Actor, writer, director and magician Andy Nyman adds another string to his bow as Tevye in Fiddler on the Roof at London’s Playhouse Theatre.
Nyman (Ghost Stories, Dead Set) steps into Topol‘s sizeable shoes and proves he can sing as well as he can get ripped apart by zombies. The rest of the cast are equally solid, even if their Ukrainian Yiddish accents have a tendency to wander like it’s some kind of diaspora.
The impressive set is beautifully lit by lamps outside the shtetl houses, with the band and even punters incorporated into the staging, breaking the fourth wall like in the Norman Jewison version. Incidentally Jewison isn’t Jewish, so please refrain from abusing him online (even though he did technically kill Jesus in Jesus Christ Superstar).

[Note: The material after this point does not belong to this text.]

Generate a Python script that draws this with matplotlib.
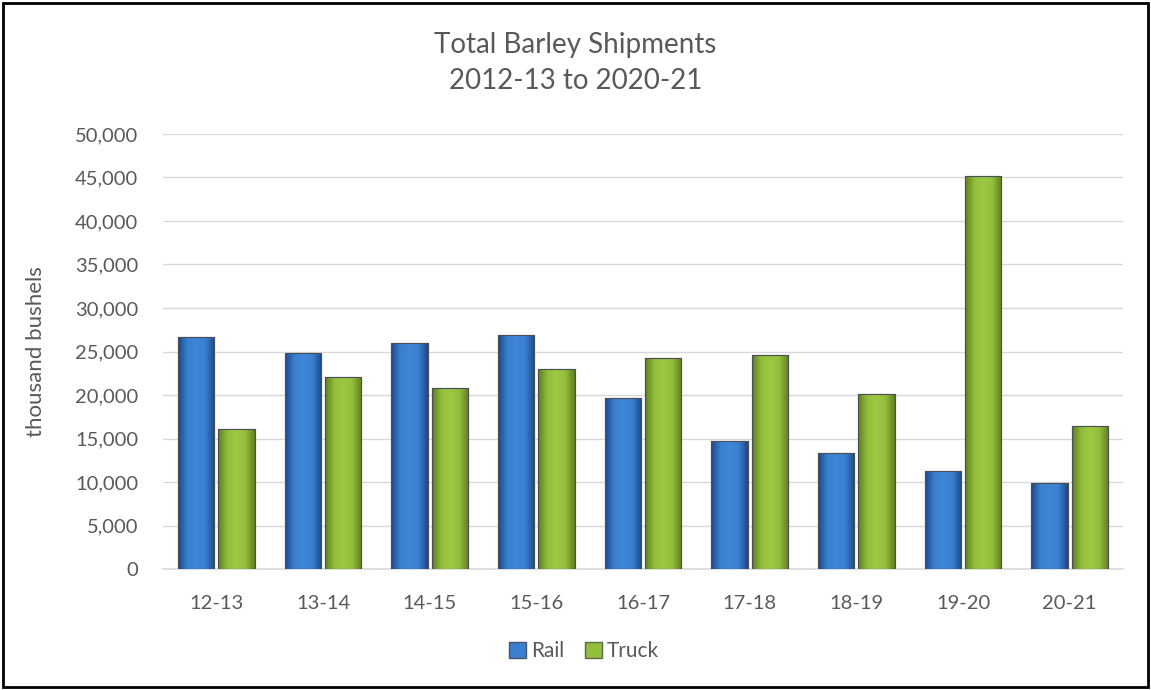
import numpy as np
import matplotlib
matplotlib.use("Agg")
import matplotlib.pyplot as plt
from matplotlib.colors import LinearSegmentedColormap
from matplotlib.patches import Rectangle, Patch

# data (thousand bushels)
seasons = ["12-13", "13-14", "14-15", "15-16", "16-17", "17-18", "18-19", "19-20", "20-21"]
rail = [26700, 24800, 26000, 26900, 19700, 14700, 13300, 11300, 9900]
truck = [16100, 22100, 20800, 23000, 24300, 24600, 20100, 45200, 16400]

plt.rcParams['font.family'] = ['Lato', 'DejaVu Sans']
TXT = '#595959'

fig = plt.figure(figsize=(11.51, 6.90), dpi=100)
ax = fig.add_axes([163/1151, 1-569/690, 960/1151, 435/690])

x = np.arange(len(seasons))
w = 0.34
off = 0.19

blue_cmap = LinearSegmentedColormap.from_list('b', ['#1d4a86', '#3a7fd0', '#3f86d6', '#3a7fd0', '#1d4a86'])
green_cmap = LinearSegmentedColormap.from_list('g', ['#5f7f22', '#93bd3c', '#9cc843', '#93bd3c', '#5f7f22'])
grad = np.linspace(0, 1, 64).reshape(1, -1)

def gradient_bars(bars, cmap):
    for b in bars:
        x0, y0 = b.get_x(), b.get_y()
        bw, bh = b.get_width(), b.get_height()
        im = ax.imshow(grad, cmap=cmap, aspect='auto', extent=[x0, x0 + bw, y0, y0 + bh],
                       zorder=3, interpolation='bicubic')
        im.set_clip_path(b)

rb = ax.bar(x - off, rail, w, color='#3a7fd0', edgecolor='#46546a', linewidth=0.8, zorder=3, label='Rail')
tb = ax.bar(x + off, truck, w, color='#93bd3c', edgecolor='#5a6a48', linewidth=0.8, zorder=3, label='Truck')
gradient_bars(rb, blue_cmap)
gradient_bars(tb, green_cmap)
for b in list(rb) + list(tb):
    ax.add_patch(Rectangle((b.get_x(), b.get_y()), b.get_width(), b.get_height(),
                           fill=False, edgecolor='#4a4f55', linewidth=0.8, zorder=4))

ax.set_xlim(-0.5, len(seasons) - 0.5)
ax.set_ylim(0, 50000)
ax.set_yticks(np.arange(0, 50001, 5000))
ax.set_yticklabels([f"{v:,}" for v in range(0, 50001, 5000)])
ax.set_xticks(x)
ax.set_xticklabels(seasons)
ax.tick_params(axis='both', length=0, labelsize=14.5, colors=TXT)
ax.tick_params(axis='x', pad=19)
ax.tick_params(axis='y', pad=18)
ax.grid(axis='y', color='#d9d9d9', linewidth=1)
ax.set_axisbelow(True)
for s in ['top', 'right', 'left']:
    ax.spines[s].set_visible(False)
ax.spines['bottom'].set_color('#d9d9d9')
ax.spines['bottom'].set_linewidth(1.2)

ax.set_ylabel('thousand bushels', fontsize=16, color=TXT)
ax.yaxis.set_label_coords(-117/960, 0.5)

fig.text(0.5, 1 - 45/690, 'Total Barley Shipments', ha='center', va='center', fontsize=20, color=TXT)
fig.text(0.5, 1 - 81/690, '2012-13 to 2020-21', ha='center', va='center', fontsize=20, color=TXT)

handles = [Patch(facecolor='#3a7fd0', edgecolor='#46546a'), Patch(facecolor='#93bd3c', edgecolor='#5a6a48')]
fig.legend(handles, ['Rail', 'Truck'], loc='center', bbox_to_anchor=(584/1151, 1 - 651/690), ncol=2,
           frameon=False, fontsize=15, labelcolor=TXT, handlelength=0.8, handleheight=0.8,
           handletextpad=0.25, columnspacing=1.0)

fig.patches.append(Rectangle((3/1151, 3/690), 1 - 6/1151, 1 - 6/690, transform=fig.transFigure,
                             fill=False, edgecolor='black', linewidth=2))

fig.savefig('out.png', dpi=100)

The current climate of antisemitism haunts the production, lending weight to Tevye’s cry of “Some things do not change for us. Some things will never change,” encapsulating the Jewish condition both in terms of tradition (TRADITION!) and persecution.
While this tension between liberalisation and custom was updated in last year’s Jewish lesbian drama Disobedience (AKA Fiddle Her on the Roof), the songs remain as catchy and witty as ever, articulating ideas that deserve to be shouted from the rooftops: “Some are driven away by edicts, others by silence.”